The fund is rebalanced every day in order to maintain each commodity’s weight as close to 1/17th of the total as possible. The fund’s annual expense ratio is 0.85% plus an additional 0.20% for estimated brokerage trading costs.
FUND: SPDR Dow Jones Global Real Estate ETF (RWO)
How long and how expensive would it be to build a global real estate portfolio from scratch?
You don’t have to go that route because RWO owns 213 real estate equities across 17 countries.
The top three countries represented are the U.S. (54.68%), Japan (8.62%), and Australia (8.08%).
Over the past year, U.S. REITs (VNQ) have returned 15.96% whereas global real estate (RWO) has delivered an even better 20.53%. The fund also carries a dividend yield just above 3.5%. RWO’s annual expense ratio is 0.50%.

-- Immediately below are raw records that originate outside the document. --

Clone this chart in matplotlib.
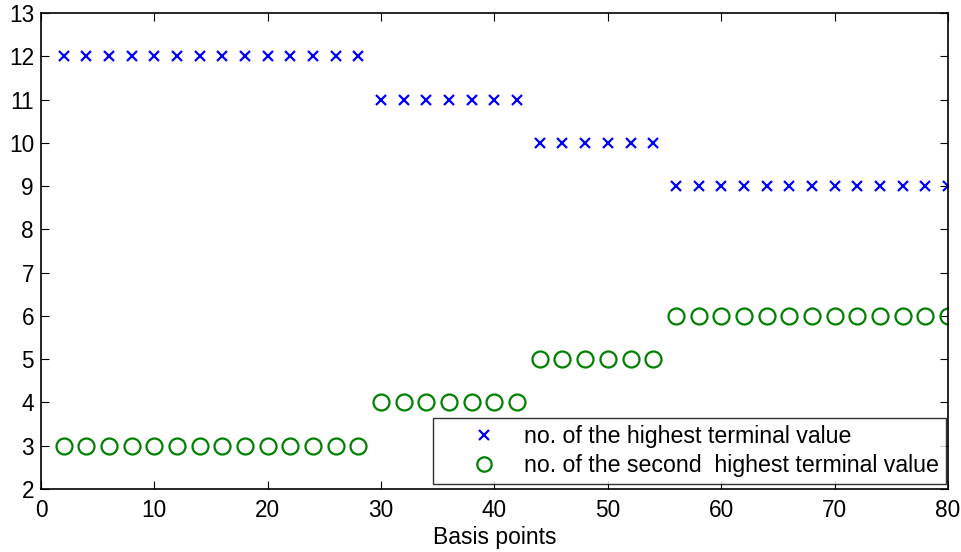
import numpy as np
import matplotlib
matplotlib.use('Agg')
import matplotlib.pyplot as plt

plt.rcParams['font.family'] = ['Liberation Sans', 'DejaVu Sans']

basis = list(range(2, 81, 2))
highest = [12] * 14 + [11] * 7 + [10] * 6 + [9] * 13
second = [3] * 14 + [4] * 7 + [5] * 6 + [6] * 13


def main():
    fig = plt.figure(figsize=(9.62, 5.52), dpi=100)
    ax = fig.add_axes([0.0426, 0.1141, 0.9428, 0.8623])
    ax.plot(basis, highest, 'x', color='#0000ff', markersize=7.5, markeredgewidth=1.6,
            label='no. of the highest terminal value')
    ax.plot(basis, second, 'o', color='#008000', markerfacecolor='none', markersize=11.5,
            markeredgewidth=1.6, label='no. of the second  highest terminal value')
    ax.axis([0, 80, 2, 13])
    ax.set_xticks(np.arange(0, 81, 10))
    ax.set_yticks(np.arange(2, 14, 1))
    ax.tick_params(direction='in', length=6, labelsize=16.3, top=True, right=True, width=0.8)
    ax.tick_params(axis='x', pad=7)
    ax.tick_params(axis='y', pad=5)
    ax.set_xlabel('Basis points', fontsize=16.5, labelpad=3)
    for s in ax.spines.values():
        s.set_linewidth(1.2)
    leg = ax.legend(loc='lower right', bbox_to_anchor=(0.998, 0.0105), fontsize=16.7,
                    frameon=True, fancybox=False, edgecolor='black', borderaxespad=0,
                    handlelength=3.8, handletextpad=-0.15, labelspacing=0.27,
                    borderpad=0.3, markerscale=0.9)
    leg.get_frame().set_linewidth(1.0)
    plt.savefig('out.png', dpi=100)


if __name__ == '__main__':
    main()
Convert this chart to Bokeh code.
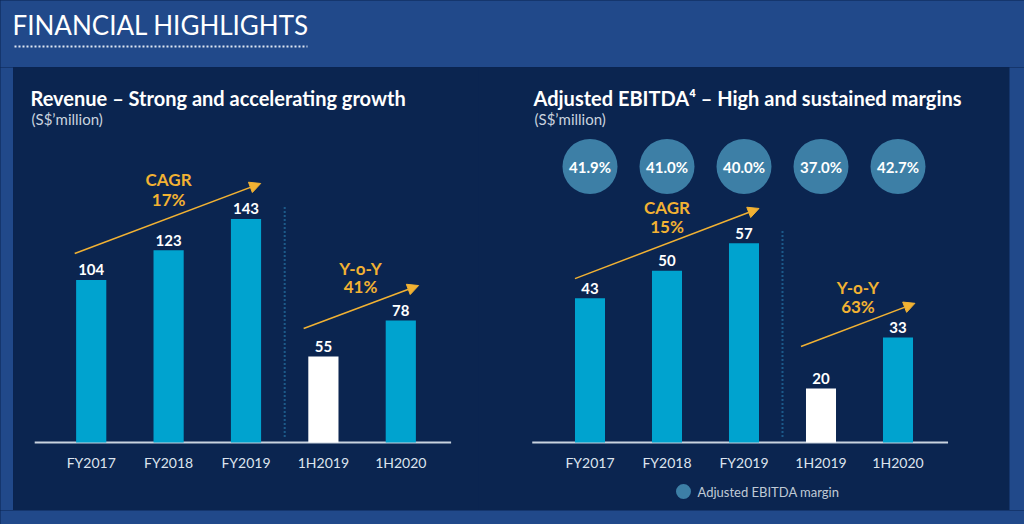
from bokeh.plotting import figure
from bokeh.models import FactorRange, Range1d, Arrow, NormalHead, GlobalInlineStyleSheet
from bokeh.layouts import row, column
from bokeh.core.properties import value
from bokeh.embed import file_html
from bokeh.resources import INLINE

# ---------------- data ----------------
periods = ["FY2017", "FY2018", "FY2019", "1H2019", "1H2020"]
revenue = [104, 123, 143, 55, 78]
ebitda = [43, 50, 57, 20, 33]
ebitda_margin = ["41.9%", "41.0%", "40.0%", "37.0%", "42.7%"]
revenue_growth = ["CAGR", "17%", "Y-o-Y", "41%"]
ebitda_growth = ["CAGR", "15%", "Y-o-Y", "63%"]
legend_label = "Adjusted EBITDA margin"

# ---------------- styles ----------------
bar_colors = ["#00a3cf", "#00a3cf", "#00a3cf", "#ffffff", "#00a3cf"]
OUTER = "#21498a"
PANEL = "#0b2550"
GOLD = "#f2b233"
CIRCLE = "#3d7fa6"
AXIS = "#c9d3df"
FONT = value("Lato")
PANEL_H = 443


def blank(w, h, color=OUTER):
    f = figure(width=w, height=h, toolbar_location=None, output_backend="svg",
               min_border=0, x_axis_type=None, y_axis_type=None,
               outline_line_color=None, background_fill_color=color,
               border_fill_color=color)
    f.grid.visible = False
    return f


def px_to_factor(px, width, pad):
    """pixel offset inside a panel -> synthetic coordinate of its factor range"""
    step = width / (len(periods) + 2 * pad)
    return px / step - pad


def make_panel(width, pad, y_start, y_end, floor, title, title_x, values, growth,
               arrows, growth_y, sep_px, base_x):
    p = figure(width=width, height=PANEL_H,
               x_range=FactorRange(factors=periods, range_padding=pad,
                                   range_padding_units="absolute"),
               y_range=Range1d(y_start, y_end),
               x_axis_type=None, y_axis_type=None,
               output_backend="svg", toolbar_location=None, min_border=0,
               background_fill_color=PANEL, border_fill_color=PANEL,
               outline_line_color=None)
    p.grid.visible = False
    # pixel range for decorative texts (measured from the top)
    p.extra_y_ranges = {"px": Range1d(PANEL_H, 0)}
    tx = px_to_factor(title_x, width, pad)

    # titles
    p.text(x=[tx], y=[30.5], text=[title], y_range_name="px",
           text_baseline="middle", text_font=FONT, text_font_style="bold",
           text_font_size="20px", text_color="white")
    p.text(x=[px_to_factor(title_x + 1, width, pad)], y=[51.5], text=["(S$\u2019million)"],
           y_range_name="px", text_baseline="middle", text_font=FONT,
           text_font_size="15px", text_color=AXIS)

    # baseline (axis line)
    p.segment(x0=[base_x[0]], x1=[base_x[1]], y0=[floor], y1=[floor],
              line_color=AXIS, line_width=2)

    # bars + value labels
    p.vbar(x=periods, top=values, bottom=floor, width=0.39,
           fill_color=bar_colors, line_color=None)
    p.text(x=periods, y=values, text=[str(v) for v in values],
           text_align="center", text_baseline="middle", y_offset=-10,
           text_font=FONT, text_font_style="bold", text_font_size="15px",
           text_color="white")

    # category labels
    p.text(x=periods, y=[394.5] * len(periods), text=periods, y_range_name="px",
           text_align="center", text_baseline="middle", text_font=FONT,
           text_font_size="14px", text_color="#dde4ee")

    # separator between full years and half years
    n_fy = 3
    p.segment(x0=[n_fy], x1=[n_fy], y0=[sep_px[0]], y1=[sep_px[1]], y_range_name="px",
              line_color="#2f8fc4", line_width=2, line_dash="1 3")

    # growth arrows and labels
    for (x0, y0, x1, y1) in arrows:
        p.add_layout(Arrow(end=NormalHead(size=11, fill_color=GOLD, line_color=GOLD),
                           x_start=x0, y_start=y0, x_end=x1, y_end=y1,
                           line_color=GOLD, line_width=1.5))
    p.text(x=[1.5, 1.5, 3.98, 3.98], y=growth_y, text=growth, text_align="center",
           text_baseline="middle", text_font=FONT, text_font_style="bold",
           text_font_size="17px", text_color=GOLD)
    return p


LEFT_W, LEFT_PAD = 465, 0.504
RIGHT_W, RIGHT_PAD = 531, 0.948

left = make_panel(LEFT_W, LEFT_PAD, -43.5, 239.9, 0,
                  "Revenue \u2013 Strong and accelerating growth", 17, revenue,
                  revenue_growth,
                  arrows=[(0.287, 120.9, 2.69, 165.7), (3.245, 72.9, 4.73, 100.4)],
                  growth_y=[168.0, 155.2, 111.6, 99.8],
                  sep_px=(140, 372), base_x=(-0.23, 5.15))

right = make_panel(RIGHT_W, RIGHT_PAD, -11.15, 101.86, 6.2,
                   "Adjusted EBITDA\u2074 \u2013 High and sustained margins", 55, ebitda,
                   ebitda_growth,
                   arrows=[(0.305, 48.0, 2.695, 65.9), (3.24, 30.7, 4.72, 41.7)],
                   growth_y=[66.15, 61.2, 45.7, 41.0],
                   sep_px=(164, 372), base_x=(-0.25, 5.15))

# EBITDA margin circles
margin_row = [99] * len(periods)
right.scatter(x=periods, y=margin_row, y_range_name="px", size=55,
              fill_color=CIRCLE, line_color=None)
right.text(x=periods, y=margin_row, y_range_name="px", text=ebitda_margin,
           text_align="center", text_baseline="middle", text_font=FONT,
           text_font_style="bold", text_font_size="15px", text_color="white")
# legend
right.scatter(x=[px_to_factor(205, RIGHT_W, RIGHT_PAD)], y=[424], y_range_name="px",
              size=15, fill_color=CIRCLE, line_color=None)
right.text(x=[px_to_factor(219, RIGHT_W, RIGHT_PAD)], y=[424], y_range_name="px",
           text=[legend_label], text_baseline="middle", text_font=FONT,
           text_font_size="13px", text_color="#c0cad6")

# ---------------- header ----------------
h = figure(width=1024, height=67, x_range=Range1d(0, 1024), y_range=Range1d(67, 0),
           toolbar_location=None, output_backend="svg", min_border=0,
           background_fill_color=OUTER, border_fill_color=OUTER,
           outline_line_color=None, x_axis_type=None, y_axis_type=None)
h.grid.visible = False
h.text(x=[12], y=[24.5], text=["FINANCIAL HIGHLIGHTS"], text_font=FONT,
       text_font_size="26px", text_color="white", text_baseline="middle")
h.segment(x0=[14], y0=[46], x1=[307], y1=[46], line_color="#dfe7f2",
          line_width=2, line_dash="2 2")

middle = row(blank(13, PANEL_H), left, right, blank(15, PANEL_H))
page = column(h, middle, blank(1024, 14),
              stylesheets=[GlobalInlineStyleSheet(css="body { background-color: #0b2550; }")])

open("out.html", "w").write(file_html(page, INLINE))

5) ASSET CLASS: Emerging Market Stocks
FUND: Vanguard FTSE Emerging Markets ETF (VWO)
This ETF invests in stocks of companies located in emerging markets around the world, like China, Brazil, Taiwan, and South Africa. VWO is linked to the FTSE Emerging Transition Index.
This $61 billion fund is not just the largest emerging market stock ETF, but it’s among the least expensive. VWO charges annual expenses of just 0.20%.
While the Schwab Emerging Markets Equity ETF (SCHE) charges a lower expense ratio of 0.15%, it has a higher bid/ask spread of 0.15% versus a VWO which has a spread of just 0.04%. VWO has gained 8.45% over the past year.